AP: What is your cocktail of choice? SE: I am not much of a drinker and so a simple glass of wine does it for me. I am not a connoisseur and generally order a Chardonnay if I am drinking white and Merlot or Pinot Noir if I am drinking red.
AP: What is your #1 beauty secret? SE: Get enough sleep!
AP: What fragrance do you wear? SE: Always Escada – the old Escada that comes in a gold-topped bottle in a bright red box. Peter loves this fragrance so much that whenever I have tried something else he begs me to go back to Escada. When they discontinued the fragrance a few years ago, he began hunting down whatever bottles where left and so I think I have a supply for another 4 years or so.
AP: Botox or not? SE: But of course!
AP: Hair color: natural or not? SE: The answer to this is both. I have highlighted my hair for decades and while there is a lot more gray now than there used to be, I think there is still some natural color in there somewhere.
AP: 3 songs on your ipod right now. SE: I know this may be hard to believe, but I don’t have an ipod. Peter is the music expert in our household and so whenever I am in the car I enjoy whatever it is that he has curated on his many, many disks. Going back to the question on work/life balance….since I tilt toward anything and everything work related, if I do listen to something it would be TED talks or a copy of a session I missed at a spa conference.

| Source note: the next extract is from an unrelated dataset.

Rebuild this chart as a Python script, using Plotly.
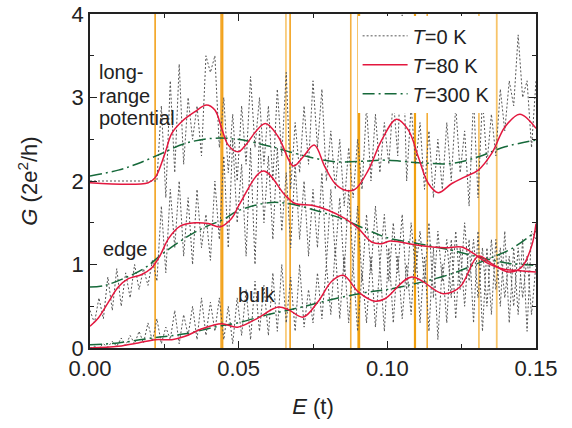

AP: Quote to live by? SE: “This too shall pass.” It reminds me not to hold too tight to the good things and not to sweat too much about the bad things.
AP: Who is your mentor? SE: Deborah Szkeley has been my mentor ever since I met her when I first started working at the Golden Door in Escondido, California in 1974. She has been an inspiration to me in many ways…both in business and personally. At times she has been like a mother. These days we are more like friends and I cherish the times I am with her. She will be 90 next year and seems the same to me as the day I met her almost 37 years ago.
AP: Words of advice for young women starting their careers today? SE: I think that following your intuition in order to find something to do that you love is good advice. As I write this I reflect on what I have been reading about Steve Job’s via the biography and many interviews by the author Walther Isaacson. He credited listening to his intuition with why he was so innovative in his work. That rings true. And after finding that something you love, then I think the principle that Malcolm Gladwell talked about in his book, “Outliers” applies. He repeatedly mentioned that the key to success in any field is, to a large extent, a matter of practicing a specific task for a total of around 10,000 hours. While it may be popular these days to hop from job to job, I think amassing expertise in one area is very important. Since I have been in the spa industry for my entire career (although working in several different job capacities) I have probably amassed several blocks of 10,000 hours. In the end when you put in that much time, you do end up with an expertise that very few others have.